Another rule, which for example is often used in spreadsheet software, is a = 1, yielding (i − 1)/(n − 1). This also yields 0.5 for the single middle value when sample size is odd and treats the tails symmetrically. However, the results of 0 and 1 for sample extremes may not be universally suitable. In particular, for probability plots for the normal and other distributions on the whole of the real line quantile functions (inverse distribution functions) do not have finite values for arguments of 0 and 1; thus, sample extremes are not plottable with this rule. This rule in practice is often used with the track rule for ties.
The choice of precise rule, from the possibilities mentioned or from any others that may appeal, is up to the user. All that remains is to calculate the sample size, n. In the simplest circumstance, this is just the built-in _N. To take proper account of missing values, and to be able to work with multiple groups, it is better to use egen, count() to count the numbers of (nonmissing) values.

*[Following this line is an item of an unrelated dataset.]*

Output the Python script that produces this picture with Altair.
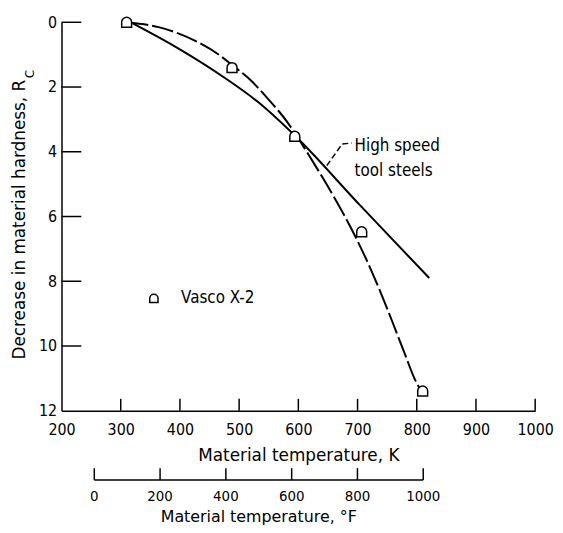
import altair as alt
import pandas as pd

FONT = "DejaVu Sans Condensed"
TFONT = "DejaVu Sans"

# Vasco X-2 data points (K, decrease in hardness Rc)
vasco_k = [310, 488, 594, 707, 810]
vasco_y = [0.0, 1.40, 3.52, 6.47, 11.39]

# Dashed fit curve through Vasco X-2
dash_k = [310, 364, 431, 464, 488, 520, 548, 582, 595, 621, 665, 693, 724, 749, 780, 796, 806]
dash_y = [0.0, 0.15, 0.62, 0.98, 1.32, 1.80, 2.35, 3.10, 3.45, 4.20, 5.55, 6.50, 7.70, 8.80, 10.25, 11.0, 11.35]

# Solid curve: high speed tool steels
solid_k = [317, 392, 476, 531, 594, 704, 821]
solid_y = [0.0, 0.75, 1.72, 2.45, 3.50, 5.65, 7.90]

# Axis ticks
k_ticks = [300, 400, 500, 600, 700, 800, 900, 1000]
k_labels = [200, 300, 400, 500, 600, 700, 800, 900, 1000]
y_ticks = [0, 2, 4, 6, 8, 10]
y_labels = [0, 2, 4, 6, 8, 10, 12]
f_ticks = [0, 200, 400, 600, 800, 1000]

# Annotation leader
lead_k = [648, 674, 690]
lead_y = [4.43, 3.76, 3.73]

SHAPE = "M-1,1L-1,0A1,1,0,0,1,1,0L1,1Z"

xscale = alt.Scale(domain=[200, 1000], nice=False, zero=False)
yscale = alt.Scale(domain=[0, 12], reverse=True, nice=False, zero=False)

W, H = 478, 392

x_axis = alt.Axis(
    values=k_labels, format="d", title="Material temperature, K", ticks=False, tickSize=0,
    labelPadding=11, labelFontSize=16, labelFont=FONT, labelColor="black",
    titleFont=TFONT, titleFontSize=17, titleFontWeight="normal", titleColor="black",
    titlePadding=10, domainColor="black", domainWidth=1.5, grid=False, labelFlush=False)
y_axis = alt.Axis(
    values=y_labels, format="d", title=None, ticks=False, tickSize=0, labelPadding=5,
    labelFontSize=16, labelFont=FONT, labelColor="black", domainColor="black",
    domainWidth=1.5, grid=False, labelFlush=False)


def X(f="K"):
    return alt.X(f + ":Q", scale=xscale, axis=x_axis, title="Material temperature, K")


def Y(f="Y"):
    return alt.Y(f + ":Q", scale=yscale, axis=y_axis, title=None)


solid_df = pd.DataFrame({"K": solid_k, "Y": solid_y})
dash_df = pd.DataFrame({"K": dash_k, "Y": dash_y})
pts_df = pd.DataFrame({"K": vasco_k, "Y": vasco_y})

base_line = alt.Chart(solid_df).mark_line(color="black", strokeWidth=2, interpolate="monotone").encode(
    x=X(), y=Y())

dash_line = alt.Chart(dash_df).mark_line(color="black", strokeWidth=2, strokeDash=[22, 4],
                                         interpolate="monotone").encode(x=X(), y=Y())

points = alt.Chart(pts_df).mark_point(shape=SHAPE, size=100, filled=True, fill="white", stroke="black",
                                      strokeWidth=1.5, opacity=1).encode(x=X(), y=Y())

kt = alt.Chart(pd.DataFrame({"K": k_ticks})).mark_rule(color="black", strokeWidth=1.5).encode(
    x=X(), y=alt.value(H - 12), y2=alt.value(H))

yt = alt.Chart(pd.DataFrame({"Y": y_ticks})).mark_rule(color="black", strokeWidth=1.5).encode(
    y=Y(), x=alt.value(0), x2=alt.value(20))

# Fahrenheit secondary axis
f_df = pd.DataFrame({"F": f_ticks})
f_df["K"] = (f_df["F"] + 459.67) * 5.0 / 9.0
f_df["lab"] = f_df["F"].astype(str)
FY = 462
f_line = alt.Chart(pd.DataFrame({"K": [f_df["K"].min()], "K2": [f_df["K"].max()]})).mark_rule(
    color="black", strokeWidth=1.5).encode(x=X(), x2="K2:Q", y=alt.value(FY))
f_tk = alt.Chart(f_df).mark_rule(color="black", strokeWidth=1.5).encode(
    x=X(), y=alt.value(FY - 12), y2=alt.value(FY))
f_lab = alt.Chart(f_df).mark_text(font=FONT, fontSize=15, color="black", baseline="middle").encode(
    x=X(), y=alt.value(FY + 16), text="lab:N")
f_title = alt.Chart(pd.DataFrame({"K": [(500 + 459.67) * 5.0 / 9.0], "t": ["Material temperature, °F"]})).mark_text(
    font=TFONT, fontSize=16, color="black", baseline="middle").encode(
    x=X(), y=alt.value(FY + 37), text="t:N")

# Y title with subscript
one = pd.DataFrame({"a": [0]})
ytitle = alt.Chart(one).mark_text(font=TFONT, fontSize=17, color="black", angle=270, align="right",
                                   baseline="middle", text="Decrease in material hardness, R").encode(
    x=alt.value(-42), y=alt.value(58))
ysub = alt.Chart(one).mark_text(font=TFONT, fontSize=12, color="black", angle=270, align="right",
                                 baseline="middle", text="C").encode(
    x=alt.value(-32), y=alt.value(48))

# Annotations
lead = alt.Chart(pd.DataFrame({"K": lead_k, "Y": lead_y, "o": [0, 1, 2]})).mark_line(
    color="black", strokeWidth=1.5, strokeDash=[6, 3]).encode(x=X(), y=Y(), order="o:O")
ann = alt.Chart(pd.DataFrame({"K": [695, 695], "Y": [3.82, 4.59], "t": ["High speed", "tool steels"]})).mark_text(
    font=FONT, fontSize=17, color="black", align="left", baseline="middle").encode(x=X(), y=Y(), text="t:N")

leg_pt = alt.Chart(pd.DataFrame({"K": [356], "Y": [8.53]})).mark_point(
    shape=SHAPE, size=70, filled=True, fill="white", stroke="black", strokeWidth=1.5, opacity=1).encode(
    x=X(), y=Y())
leg_tx = alt.Chart(pd.DataFrame({"K": [402], "Y": [8.53], "t": ["Vasco X-2"]})).mark_text(
    font=FONT, fontSize=17, color="black", align="left", baseline="middle").encode(x=X(), y=Y(), text="t:N")

chart = alt.layer(base_line, dash_line, points, kt, yt, f_line, f_tk, f_lab, f_title,
                  ytitle, ysub, lead, ann, leg_pt, leg_tx).properties(
    width=W, height=H,
    autosize=alt.AutoSizeParams(type="none"),
    padding={"left": 54, "top": 12, "right": 20, "bottom": 125},
    background="white",
).configure_view(stroke=None)

chart.save("out.html", embed_options={"renderer": "svg", "actions": False})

Suppose that we want Hazen plotting positions for varname:
. egen n = count(varname) . egen i = rank(varname) . gen hazen = (i - 0.5) / n
Or, we want Weibull plotting positions, but separately by byvar:
. by byvar, sort: egen n = count(varname) . by byvar: egen i = rank(varname) . gen weibull = i / (n + 1)
Or, we want spreadsheet-style percent rank:
. by byvar, sort: egen n = count(varname) . by byvar: egen i = rank(varname), track . gen pcrank = (i - 1) / (n - 1)
All of these examples return results between 0 and 1; for percentages, just multiply by 100.
In sum, despite a mass of small details to be thought about, these calculations boil down to the application of two egen functions.